Dnipro is no less famous for its production of oligarchs, such as Viktor Pinchuk, Hennadiy Korban, and Ihor Kolomoiskyi, whom Poroshenko appointed as governor of the region in 2014.
He played an important role in tempering the post-revolutionary turmoil, organising local auxiliaries to halt pro-Russian separatism encroaching on the region. After clashing with the president, Kolomoiskyi left office in 2015. He now lives in Israel, vowing never to return until Poroshenko is gone.
One widespread belief, which comedian Zelensky dismisses, holds that Kolomoisky backs his campaign to prevent Poroshenko’s re-election. But when Poroshenko suggests that Zelensky is merely Kolomoiskyi’s puppet, locals in Dnipro are unfazed.

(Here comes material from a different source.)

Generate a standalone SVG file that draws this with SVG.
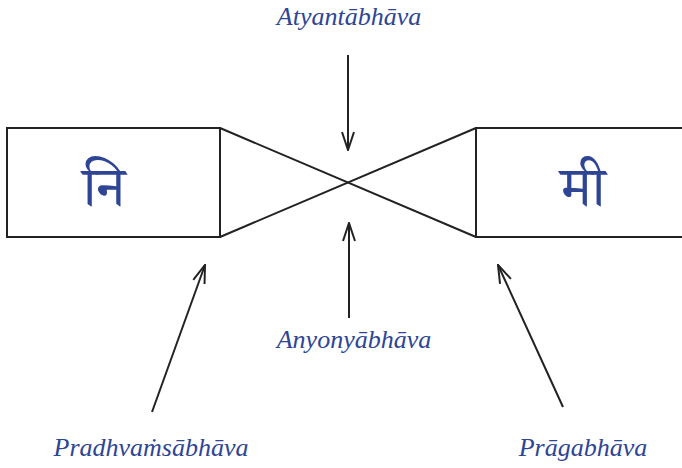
<svg xmlns="http://www.w3.org/2000/svg" width="682" height="468" viewBox="0 0 682 468">
<style>
.box{fill:#fff;stroke:#222;stroke-width:2}
.ln{fill:none;stroke:#222;stroke-width:2}
.lbl{font-family:"Liberation Serif","DejaVu Serif",serif;font-style:italic;font-size:26px;fill:#2e4595;text-anchor:middle}
.dev{font-family:"Noto Serif Devanagari","Noto Sans Devanagari","Lohit Devanagari","Noto Sans","DejaVu Sans",sans-serif;font-size:56px;fill:#2e4595;text-anchor:middle}
</style>
<defs>
<marker id="ah" viewBox="0 0 20 14" refX="19" refY="7" markerWidth="20" markerHeight="14" markerUnits="userSpaceOnUse" orient="auto">
<path d="M1,1 L19,7 L1,13" fill="none" stroke="#222" stroke-width="2"/>
</marker>
</defs>
<g id="connectors">
<line class="ln" x1="220" y1="128" x2="476" y2="237"/>
<line class="ln" x1="220" y1="237" x2="476" y2="128"/>
<line class="ln" x1="348" y1="55" x2="348" y2="150" marker-end="url(#ah)"/>
<line class="ln" x1="349" y1="318" x2="349" y2="223" marker-end="url(#ah)"/>
<line class="ln" x1="152" y1="412" x2="205" y2="265" marker-end="url(#ah)"/>
<line class="ln" x1="563" y1="407" x2="498" y2="265" marker-end="url(#ah)"/>
</g>
<g id="node-ni">
<rect class="box" x="7" y="128" width="213" height="109"/>
<text class="dev" x="104" y="206">नि</text>
</g>
<g id="node-mi">
<rect class="box" x="476" y="128" width="210" height="109"/>
<text class="dev" x="583" y="206">मी</text>
</g>
<g id="label-atyanta"><text class="lbl" x="349" y="25">Atyantābhāva</text></g>
<g id="label-anyonya"><text class="lbl" x="354" y="348">Anyonyābhāva</text></g>
<g id="label-pradhvamsa"><text class="lbl" x="151" y="456">Pradhvaṁsābhāva</text></g>
<g id="label-praga"><text class="lbl" x="583" y="456">Prāgabhāva</text></g>
</svg>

“Poroshenko visited in 2014, promising that the war would be over in two weeks. That was five years ago,” said 55-year-old Lina Shevchenko, a local businesswoman, after casting her vote. “Those were scary times; many kept packed suitcases at home. It was only thanks to Kolomoisky that we didn’t end up a ‘people’s republic’ ourselves.”
Sunday was not Tymoshenko’s last chance to run for high office, as Ukraine holds parliamentary elections this October.
Kudelia, the professor of political science in Texas in the US, believes that Tymoshenko’s Batkivshchyna (Fatherland) party will not hold the balance of power, but could wield some influence in a coalition.
If her biography shows anything, it is that Yulia Tymoshenko does not give up.